Rows from a dataset of charts and code:
──────────────────────────────

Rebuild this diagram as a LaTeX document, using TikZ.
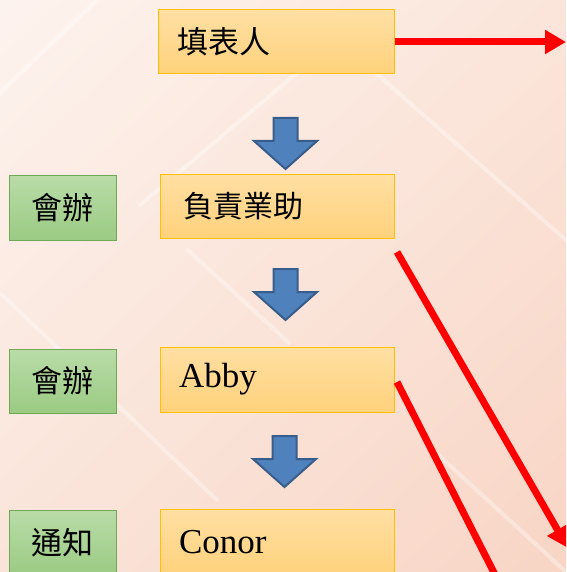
\documentclass[tikz,border=0pt]{standalone}
\usepackage{fontspec}
\setmainfont{Liberation Serif}
\newfontfamily\cjk{Noto Sans CJK TC}
\usetikzlibrary{arrows.meta,shadings}
\definecolor{ybord}{HTML}{FFC000}
\definecolor{ytop}{HTML}{FFDFA3}
\definecolor{ybot}{HTML}{FFD27C}
\definecolor{gbord}{HTML}{71A856}
\definecolor{gtop}{HTML}{B9DCA8}
\definecolor{gbot}{HTML}{9BCB83}
\definecolor{bfill}{HTML}{4F81BD}
\definecolor{bbord}{HTML}{385D8A}
\definecolor{arrred}{HTML}{FF0000}
\definecolor{bgA}{HTML}{FDF3EE}
\definecolor{bgB}{HTML}{FBE5DA}
\definecolor{bgC}{HTML}{FAE4D9}
\definecolor{bgD}{HTML}{F8D5C5}
\tikzset{
  ybox/.style={rectangle, draw=ybord, line width=1pt, top color=ytop, bottom color=ybot,
    minimum height=64pt, inner xsep=19pt, inner ysep=0pt, align=left, anchor=center},
  gbox/.style={rectangle, draw=gbord, line width=1pt, top color=gtop, bottom color=gbot,
    minimum width=107pt, minimum height=65pt, inner sep=0pt, font=\cjk\fontsize{31}{34}\selectfont},
  cjktext/.style={font=\cjk\fontsize{31}{34}\selectfont},
  lattext/.style={font=\fontsize{35}{40}\selectfont},
  redline/.style={draw=arrred, line width=7pt, line cap=butt},
  redtip/.style={-{Triangle[length=21pt,width=23pt]}},
  streak/.style={draw=white, line width=4pt, opacity=0.35, line cap=round},
  downarr/.pic={\draw[fill=bfill, draw=bbord, line width=2pt, line join=miter]
      (-12,0) -- (12,0) -- (12,23) -- (31.5,23) -- (0,51) -- (-31.5,23) -- (-12,23) -- cycle;}
}
\begin{document}
\begin{tikzpicture}[x=1pt,y=-1pt]
\useasboundingbox (0,0) rectangle (566,572);
\clip (0,0) rectangle (566,572);
% background
\shade[upper left=bgA, upper right=bgB, lower left=bgC, lower right=bgD] (0,0) rectangle (566,572);
\draw[streak] (0,93) -- (97,0);
\draw[streak] (361,60) -- (566,240);
\draw[streak] (0,293) -- (217,500);
\draw[streak] (188,250) -- (289,343);
\draw[streak] (140,205) -- (310,62);
\draw[streak] (433,450) -- (566,572);

% boxes
\node[ybox, text width=198pt, cjktext] (b1) at (276,42) {\raisebox{2pt}{填表人}};
\node[ybox, text width=196pt, cjktext, font=\cjk\fontsize{30}{34}\selectfont] (b2) at (277,206) {\hspace*{4pt}\raisebox{2pt}{負責業助}};
\node[ybox, text width=196pt, minimum height=65pt, lattext] (b3) at (277,379.5) {Abby};
\node[ybox, text width=196pt, minimum height=66pt, lattext] (b4) at (277,542) {Conor};

\node[gbox] (g1) at (62.5,207.5) {會辦};
\node[gbox, minimum height=64pt] (g2) at (62.5,381) {會辦};
\node[gbox, minimum height=66pt] (g3) at (62.5,543) {通知};

% blue arrows
\pic at (285.5,118) {downarr};
\pic at (285.5,269) {downarr};
\pic at (284.5,436) {downarr};

% red arrows
\coordinate (e1) at (566,42);
\coordinate (s1) at (397,252);
\coordinate (t1) at (568,548);
\coordinate (s2) at (397,382);
\coordinate (t2) at (513,610);
\draw[redline, redtip] (b1.east) -- (e1);
\draw[redline, redtip] (s1) -- (t1);
\draw[redline, redtip] (s2) -- (t2);
\end{tikzpicture}
\end{document}
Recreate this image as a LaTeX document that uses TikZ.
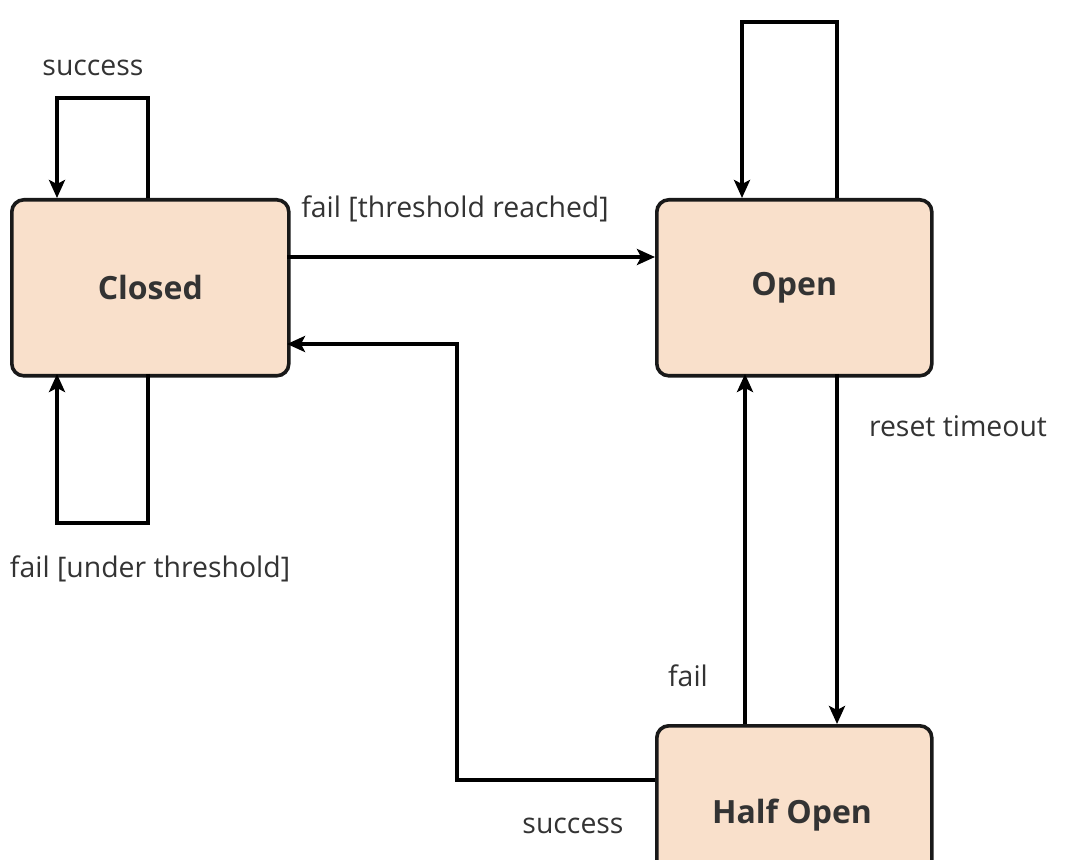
\documentclass[tikz,border=0pt]{standalone}
\usepackage{fontspec}
\setmainfont{Open Sans}
\usetikzlibrary{arrows.meta}
\definecolor{boxfill}{HTML}{F9E0CB}
\definecolor{txt}{HTML}{333333}
\begin{document}
\begin{tikzpicture}[x=0.5pt,y=-0.5pt,
  state/.style={draw=black!90,line width=1.8pt,fill=boxfill,rounded corners=6pt,font=\fontsize{16}{18}\selectfont\bfseries,text=txt,anchor=north west,inner sep=0pt},
  lbl/.style={font=\fontsize{14.2}{16}\selectfont,text=txt},
  arr/.style={line width=1.7pt,-{Stealth[length=9pt,width=8pt,inset=2pt]}}]
\useasboundingbox (0,0) rectangle (1080,860);
\clip (0,0) rectangle (1080,860);
\node[state,minimum width=138.5pt,minimum height=88pt] (closed) at (10,198) {Closed};
\node[state,minimum width=137.5pt,minimum height=88pt] (open) at (655,198) {Open};
\node[state,minimum width=137.5pt,minimum height=88pt] (half) at (655,724) {};
\node[font=\fontsize{16}{18}\selectfont\bfseries,text=txt] (halft) at (792,815) {Half Open};
\coordinate (c1) at (148,98); \coordinate (c2) at (57,98);
\draw[arr] (148,198) -- (c1) -- (c2) -- (57,198);
\coordinate (c3) at (148,523); \coordinate (c4) at (57,523);
\draw[arr] (148,374) -- (c3) -- (c4) -- (57,374);
\draw[arr] (287,257) -- (655,257);
\coordinate (o1) at (837,22); \coordinate (o2) at (742,22);
\draw[arr] (837,198) -- (o1) -- (o2) -- (742,198);
\draw[arr] (837,374) -- (837,724);
\draw[arr] (745,724) -- (745,374);
\coordinate (h1) at (457,780); \coordinate (h2) at (457,344);
\draw[arr] (655,780) -- (h1) -- (h2) -- (287,344);
\node[lbl] (l1) at (93,68) {success};
\node[lbl] (l2) at (150,569) {fail [under threshold]};
\node[lbl] (l3) at (455,209) {fail [threshold reached]};
\node[lbl] (l4) at (958,426) {reset timeout};
\node[lbl] (l5) at (688,676) {fail};
\node[lbl] (l6) at (573,826) {success};
\end{tikzpicture}
\end{document}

──────────────────────────────

Strip out the images, then output the records above word for word.

Rebuild this diagram as a LaTeX document, using TikZ.
\documentclass[tikz,border=0pt]{standalone}
\usepackage{fontspec}
\setmainfont{Liberation Serif}
\newfontfamily\cjk{Noto Sans CJK TC}
\usetikzlibrary{arrows.meta,shadings}
\definecolor{ybord}{HTML}{FFC000}
\definecolor{ytop}{HTML}{FFDFA3}
\definecolor{ybot}{HTML}{FFD27C}
\definecolor{gbord}{HTML}{71A856}
\definecolor{gtop}{HTML}{B9DCA8}
\definecolor{gbot}{HTML}{9BCB83}
\definecolor{bfill}{HTML}{4F81BD}
\definecolor{bbord}{HTML}{385D8A}
\definecolor{arrred}{HTML}{FF0000}
\definecolor{bgA}{HTML}{FDF3EE}
\definecolor{bgB}{HTML}{FBE5DA}
\definecolor{bgC}{HTML}{FAE4D9}
\definecolor{bgD}{HTML}{F8D5C5}
\tikzset{
  ybox/.style={rectangle, draw=ybord, line width=1pt, top color=ytop, bottom color=ybot,
    minimum height=64pt, inner xsep=19pt, inner ysep=0pt, align=left, anchor=center},
  gbox/.style={rectangle, draw=gbord, line width=1pt, top color=gtop, bottom color=gbot,
    minimum width=107pt, minimum height=65pt, inner sep=0pt, font=\cjk\fontsize{31}{34}\selectfont},
  cjktext/.style={font=\cjk\fontsize{31}{34}\selectfont},
  lattext/.style={font=\fontsize{35}{40}\selectfont},
  redline/.style={draw=arrred, line width=7pt, line cap=butt},
  redtip/.style={-{Triangle[length=21pt,width=23pt]}},
  streak/.style={draw=white, line width=4pt, opacity=0.35, line cap=round},
  downarr/.pic={\draw[fill=bfill, draw=bbord, line width=2pt, line join=miter]
      (-12,0) -- (12,0) -- (12,23) -- (31.5,23) -- (0,51) -- (-31.5,23) -- (-12,23) -- cycle;}
}
\begin{document}
\begin{tikzpicture}[x=1pt,y=-1pt]
\useasboundingbox (0,0) rectangle (566,572);
\clip (0,0) rectangle (566,572);
% background
\shade[upper left=bgA, upper right=bgB, lower left=bgC, lower right=bgD] (0,0) rectangle (566,572);
\draw[streak] (0,93) -- (97,0);
\draw[streak] (361,60) -- (566,240);
\draw[streak] (0,293) -- (217,500);
\draw[streak] (188,250) -- (289,343);
\draw[streak] (140,205) -- (310,62);
\draw[streak] (433,450) -- (566,572);

% boxes
\node[ybox, text width=198pt, cjktext] (b1) at (276,42) {\raisebox{2pt}{填表人}};
\node[ybox, text width=196pt, cjktext, font=\cjk\fontsize{30}{34}\selectfont] (b2) at (277,206) {\hspace*{4pt}\raisebox{2pt}{負責業助}};
\node[ybox, text width=196pt, minimum height=65pt, lattext] (b3) at (277,379.5) {Abby};
\node[ybox, text width=196pt, minimum height=66pt, lattext] (b4) at (277,542) {Conor};

\node[gbox] (g1) at (62.5,207.5) {會辦};
\node[gbox, minimum height=64pt] (g2) at (62.5,381) {會辦};
\node[gbox, minimum height=66pt] (g3) at (62.5,543) {通知};

% blue arrows
\pic at (285.5,118) {downarr};
\pic at (285.5,269) {downarr};
\pic at (284.5,436) {downarr};

% red arrows
\coordinate (e1) at (566,42);
\coordinate (s1) at (397,252);
\coordinate (t1) at (568,548);
\coordinate (s2) at (397,382);
\coordinate (t2) at (513,610);
\draw[redline, redtip] (b1.east) -- (e1);
\draw[redline, redtip] (s1) -- (t1);
\draw[redline, redtip] (s2) -- (t2);
\end{tikzpicture}
\end{document}
Recreate this image as a LaTeX document that uses TikZ.
\documentclass[tikz,border=0pt]{standalone}
\usepackage{fontspec}
\setmainfont{Open Sans}
\usetikzlibrary{arrows.meta}
\definecolor{boxfill}{HTML}{F9E0CB}
\definecolor{txt}{HTML}{333333}
\begin{document}
\begin{tikzpicture}[x=0.5pt,y=-0.5pt,
  state/.style={draw=black!90,line width=1.8pt,fill=boxfill,rounded corners=6pt,font=\fontsize{16}{18}\selectfont\bfseries,text=txt,anchor=north west,inner sep=0pt},
  lbl/.style={font=\fontsize{14.2}{16}\selectfont,text=txt},
  arr/.style={line width=1.7pt,-{Stealth[length=9pt,width=8pt,inset=2pt]}}]
\useasboundingbox (0,0) rectangle (1080,860);
\clip (0,0) rectangle (1080,860);
\node[state,minimum width=138.5pt,minimum height=88pt] (closed) at (10,198) {Closed};
\node[state,minimum width=137.5pt,minimum height=88pt] (open) at (655,198) {Open};
\node[state,minimum width=137.5pt,minimum height=88pt] (half) at (655,724) {};
\node[font=\fontsize{16}{18}\selectfont\bfseries,text=txt] (halft) at (792,815) {Half Open};
\coordinate (c1) at (148,98); \coordinate (c2) at (57,98);
\draw[arr] (148,198) -- (c1) -- (c2) -- (57,198);
\coordinate (c3) at (148,523); \coordinate (c4) at (57,523);
\draw[arr] (148,374) -- (c3) -- (c4) -- (57,374);
\draw[arr] (287,257) -- (655,257);
\coordinate (o1) at (837,22); \coordinate (o2) at (742,22);
\draw[arr] (837,198) -- (o1) -- (o2) -- (742,198);
\draw[arr] (837,374) -- (837,724);
\draw[arr] (745,724) -- (745,374);
\coordinate (h1) at (457,780); \coordinate (h2) at (457,344);
\draw[arr] (655,780) -- (h1) -- (h2) -- (287,344);
\node[lbl] (l1) at (93,68) {success};
\node[lbl] (l2) at (150,569) {fail [under threshold]};
\node[lbl] (l3) at (455,209) {fail [threshold reached]};
\node[lbl] (l4) at (958,426) {reset timeout};
\node[lbl] (l5) at (688,676) {fail};
\node[lbl] (l6) at (573,826) {success};
\end{tikzpicture}
\end{document}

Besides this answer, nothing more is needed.